Thursday, March 31, 2011

Between a Rock and a Hard Place

What an honor it is to be a Fulbright Scholar (or so everyone keeps telling me...); I have the opportunity to be immersed in an entirely new city with its own people, food and drink, customs, art, modes of transportation, tendencies of public protest, smells, idioms...well, you get the picture: everything is new! I will also have the responsibility, challenge and pleasure of teaching the English language and aspects of US culture to Argentine university students for approximately 12 hours each week when classes start in a couple weeks.  12 hours per week!: I know you're likely thinking, wow, that's great! She's got so much time on her hands to just enjoy living life there in Argentina! And, in a sense, you're absolutely right. I will have the rest of my week to be involved in Resistencia's community, and several rural surrounding communities, in whatever ways I might choose to participate. Already I have made connections with friends at a local church and have invitations to visit two local high schools to observe their classes (maybe be involved in their classroom or extracurricular activities in some way?). Herein enters my dilemma for the day/week/maybe the whole time I'm here...
Resistencia and the Chaco province in which it lies are unique compared to many of Argentina's other provinces because there is a significant number of indigenous people that live in or near the city.

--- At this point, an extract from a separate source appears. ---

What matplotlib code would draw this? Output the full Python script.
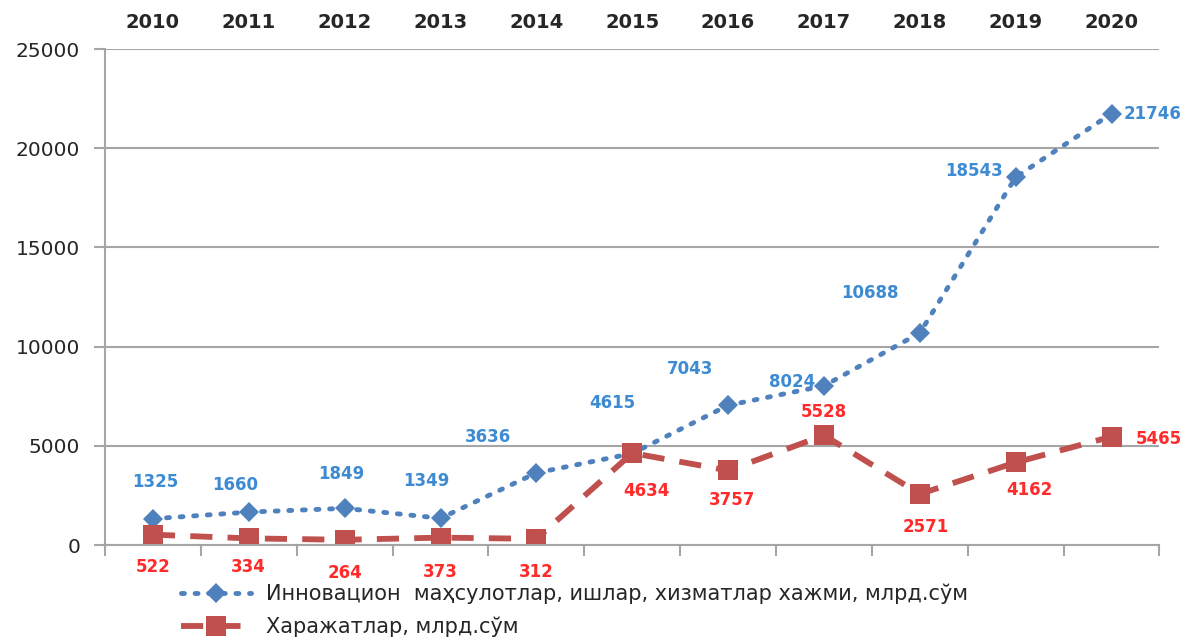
import matplotlib.pyplot as plt

# data
years = [2010, 2011, 2012, 2013, 2014, 2015, 2016, 2017, 2018, 2019, 2020]
innov = [1325, 1660, 1849, 1349, 3636, 4615, 7043, 8024, 10688, 18543, 21746]
costs = [522, 334, 264, 373, 312, 4634, 3757, 5528, 2571, 4162, 5465]

innov_name = "Инновацион  маҳсулотлар, ишлар, хизматлар хажми, млрд.сўм"
costs_name = "Харажатлар, млрд.сўм"

# label offsets in pixels (dx, dy); the 2020 labels are left-aligned
innov_off = [(2, 37), (-14, 27), (-3, 34), (-14, 37), (-48, 36), (-20, 50),
             (-38, 36), (-32, 4), (-50, 40), (-42, 6), (12, 0)]
costs_off = [(0, -32), (0, -29), (0, -33), (0, -34), (0, -33), (14, -38),
             (4, -30), (0, 23), (6, -33), (14, -28), (24, -2)]

blue = "#4F81BD"
red = "#C0504D"
blue_txt = "#3D8BD3"
red_txt = "#FF2A2A"
grid_c = "#A6A6A6"
font = "DejaVu Sans"

fig = plt.figure(figsize=(11.88, 6.37), dpi=100)
ax = fig.add_axes([0.0884, 0.1444, 0.8876, 0.7786])

x = list(range(len(years)))
ax.plot(x, innov, color=blue, linestyle=(0, (0.6, 2.2)), dash_capstyle="round",
        linewidth=3.5, marker="D", markersize=10, markeredgewidth=0, label=innov_name)
ax.plot(x, costs, color=red, linestyle=(0, (3.8, 2.6)), linewidth=4.2,
        marker="s", markersize=15, markeredgewidth=0, label=costs_name)

last = len(years) - 1
for i in x:
    ha = "left" if i == last else "center"
    ax.annotate(str(innov[i]), (i, innov[i]), xytext=innov_off[i], textcoords="offset pixels",
                ha=ha, va="center", color=blue_txt, fontsize=12,
                fontweight="bold", family=font)
    ax.annotate(str(costs[i]), (i, costs[i]), xytext=costs_off[i], textcoords="offset pixels",
                ha=ha, va="center", color=red_txt, fontsize=12,
                fontweight="bold", family=font, annotation_clip=False)

ax.set_xlim(-0.5, len(years) - 0.5)
ax.set_ylim(0, 25000)
ax.set_yticks(range(0, 25001, 5000))
ax.yaxis.grid(True, color=grid_c, linewidth=1.5)
ax.set_axisbelow(True)

# years on top, category separators at the bottom
ax.set_xticks(x)
ax.set_xticklabels([str(y) for y in years], fontsize=14, fontweight="bold",
                   family=font, color="#262626")
ax.xaxis.set_ticks_position("top")
ax.tick_params(axis="x", which="major", length=0, pad=12)
sep = ax.secondary_xaxis("bottom")
sep.set_xticks([i - 0.5 for i in range(len(years) + 1)])
sep.set_xticklabels([])
sep.tick_params(length=8, width=1.5, color=grid_c)
sep.spines["bottom"].set_visible(False)

ax.tick_params(axis="y", length=8, width=1.5, color=grid_c, labelsize=14.5,
               labelcolor="#262626", pad=10)
for t in ax.get_yticklabels():
    t.set_family(font)

for s in ["top", "right"]:
    ax.spines[s].set_visible(False)
for s in ["left", "bottom"]:
    ax.spines[s].set_color(grid_c)
    ax.spines[s].set_linewidth(1.5)

fig.legend(loc="upper left", bbox_to_anchor=(0.145, 0.097), frameon=False,
           handlelength=3.4, handletextpad=0.7, labelspacing=0.6, borderaxespad=0,
           prop={"family": font, "size": 15}, labelcolor="#262626")

fig.savefig("out.png", dpi=100)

These tribes include the Toba, Wichí, and Guaraní among many others. In a post-lunch conversation today, we (one of the guys I live with, Hannah [ETA in Corrientes], and I) got to the subject that I might volunteer in some form at a community center or school primarily populated by one of these groups in a rural area just outside Resistencia. I also briefly shared the community project I had originally proposed in my Fulbright application: Focused on organized recreation and/or sporting activities, I foresaw myself being involved in a community program of some sort that would facilitate participation especially among youth and adolescent girls. Further, if possible, it was my hope that these young girls might even have the experience of participating in a non-traditional sport like basketball (which is non-traditional relative to both their culture and their gender). Eventually to loosely connect these ideas of the Chaco province's cultural diversity and my proposed community involvement, I reached a point in the discussion where I recognized:
-many of these indigenous cultures do not recognize sports in the same way that American and Argentine cultures do
-that the idea of "gifting" (i.e. if I would approach one of these societies with a soccer ball or basketball for them to keep) is something extremely foreign to their concept of interaction
-without similar motives for recreation and/or physical activity and its benefits, physically, mentally and socially, my ambitions for this type of project might prove futile in the context of these community where I might interact
...these, among several other cultural "what ifs?" were racing through my brain as the conversation progressed.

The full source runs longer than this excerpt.